The Ultimate Canadian Noble Savage
For us in Canada, the most splendid and moving of all the Noble Savages occupies the left foreground of Benjamin West’s painting, The Death of Wolfe. At this crucial moment in Canadian history, the very moment when France lost its possessions in North America to the English and sealed the fate of the aboriginals forever, it is a Noble Savage who sits and ponders death and the future. Classically perfect in every way, does he see a future where, in spite of wordy treaties, he and his people, indeed all aboriginals, will lose forever the land they occupied for so many thousands of years?
Barbarians and Savages
At the same time the concept of Noble Savage was being developed and talked about, Europeans everywhere were concerned with land and its use. More and more the attitude developed in poor areas of Europe that any land not under cultivation could be taken by those who desired to make productive use of it. This was particularly the case in Ireland. That was the mentality the Europeans, especially the British, took to the New World and which was always hidden away in the various treaties that were made from time to time with the savages. In effect, there was moral and legal justification to take over and cultivate what the natives ignored in their primitive farming practices (Thomas pp. 158 ff.).
There was, among many English intellects of the era of colonisation, an ever-increasing tendency to compare the aboriginals to the ancient barbarians subdued into order and discipline by the spread of the Roman Empire. Instead of living aimless lives in the wilderness the barbarians were absorbed into an orderly productive system that was seen as the result of civilisation. They became civil – a loaded word and thus belonged to a highly organised and central system of governance. The Savages of America quickly became equated with barbarians and from there it was only a short step to justify the necessity of conquest, and even the possibility of extirpation if they proved to be too recalcitrant. This sentiment is elegantly yet powerfully expressed in this 1712 speech from a play written by Joseph Addison (1672-1719) called Cato and based on events at the end of the Roman Republic during the rise of Julius Caesar.
A Roman Soul is bent on higher Views:
To civilize the rude unpolish’d World,
And lay it under the Restraint of Laws;
To make Man mild and sociable to Man;
To cultivate the wild licentious Savage
With Wisdom, Discipline, and lib’ral Arts;
Th’ Embellishments of Life: Virtues like these,
Make Human Nature shine, reform the Soul,
And break our fierce Barbarians into Men.
(Act I, Scene 4)
It was a case of Nature imitating Art.
REFERENCES
Addison, Joseph, Cato: A tragedy. As it is acted at the Theatre-Royal in Drury-Lane, by Her Majesty’s servants, 1712.
Connaughton, Richard, Omai: The Prince Who Never Was, Timewell Press Limited, London, 2005.

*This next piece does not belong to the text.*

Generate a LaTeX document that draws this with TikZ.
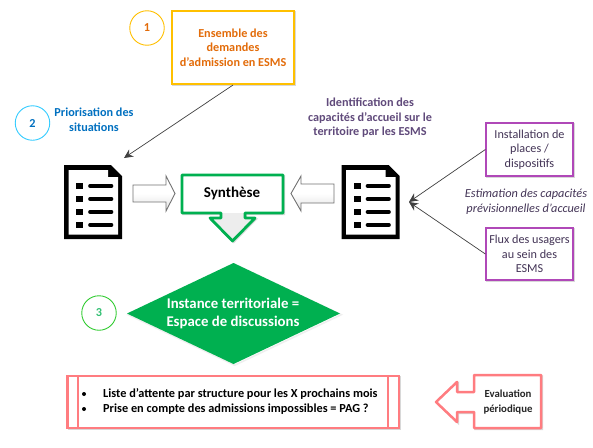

Cowper, William, The Task, Book I, 1785.
Denys, Nicolas, Concerning the ways of the Indians: Their Customs, Dress, Methods Of Hunting And Fishing and their Amusements [1672], The Nova Scotia Museum, Halifax, 1979.
Haskell, Francis and Nicholas Penny, Taste and the Antique: The Lure of Classical Sculpture 1500-1900, Yale University press, New Haven, 1981.
Hoffman, Bernard Gilbert, The Historical Ethnography of the Micmac of the Sixteenth And Seventeenth Centuries, PhD Thesis, University of California, 1955. PDF of typescript from the Library of Indian and Northern Affairs, Canada. Scanned June 2012.
Thomas, Keith, In Pursuit of Civility: Manners and Civilisation in Early Modern England, Brandeis University Press, Waltham, Mass., 2018.